Start with smaller companies, product startups, and research groups rather than going straight for large tech firms. The interview process is faster, the scope of work is broader, and the learning density is often higher.

The Role of NEP 2020 and AI in School CS

NEP 2020 has pushed for AI, data science, and coding to appear earlier in the school curriculum. CBSE's updated CTAI curriculum (Computational Thinking and Artificial Intelligence) for Classes 6, 8 introduces basic ML concepts, and the AI elective for Class XI/XII covers Python with AI applications including object detection examples.

What this means practically: if you are graduating Class XII in 2025 or 2026, you likely have more exposure to ML concepts than students from even three years ago. That is an advantage. Use it.

But also be clear-eyed: school-level AI content is conceptual and introductory. The gap between what CBSE prepares you to discuss and what an industry ML engineer does daily is still substantial. This roadmap is about closing that gap.

Does a B.Tech in CS Make You an AI/ML Engineer?

Honest answer: it helps, but it is not the mechanism people think it is.

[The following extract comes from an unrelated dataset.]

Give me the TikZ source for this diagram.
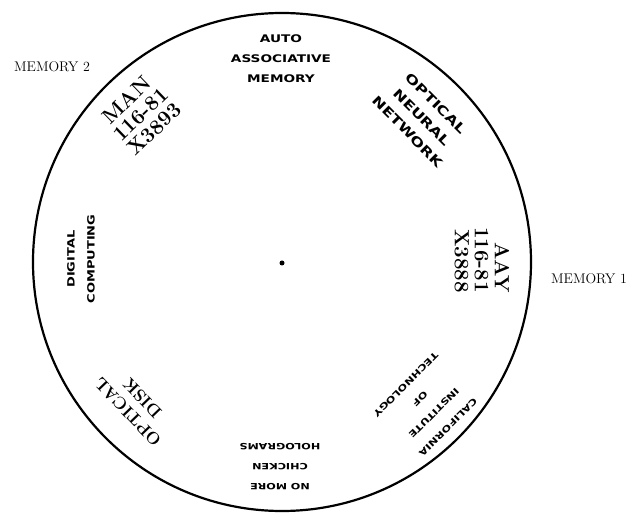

A B.Tech in CS from a good institution gives you: structured exposure to core CS (algorithms, systems, mathematics) that self-study often misses, lab infrastructure, peer learning, some industry connections, and a degree credential that clears HR filters.

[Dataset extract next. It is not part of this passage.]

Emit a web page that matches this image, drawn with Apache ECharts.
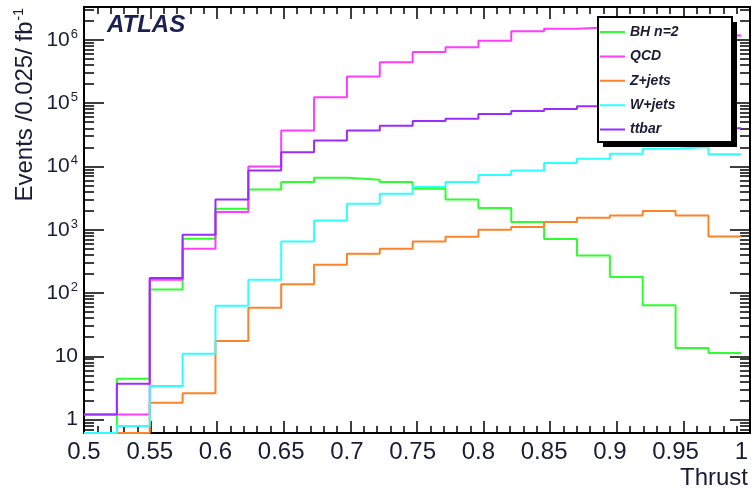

A B.Tech does not automatically give you ML expertise. I have interviewed B.Tech CS graduates from decent institutions who could not explain what a gradient is. I have also seen self-taught practitioners with strong GitHub profiles and Kaggle rankings who got ML internships without finishing a degree.

What matters in the AI/ML job market is demonstrated ability: projects you built, models you deployed, problems you solved. A B.Tech helps you build those things in a structured environment with support. It is not irreplaceable, but for most students, the structure and peer network of a good programme are genuinely valuable, especially in year one, when the mathematics is hard and self-discipline is tested.

My recommendation: do a B.Tech in CS or closely related programme if you can get into a reasonably good one. But do not treat it as the work, treat the roadmap above as the work, and use your B.Tech as infrastructure to do that work more effectively.

Three years from Class XII graduation, with consistent effort, you can be applying for ML engineer roles with a genuine portfolio. The people who get there are not the ones who found the perfect roadmap. They are the ones who started building and kept going.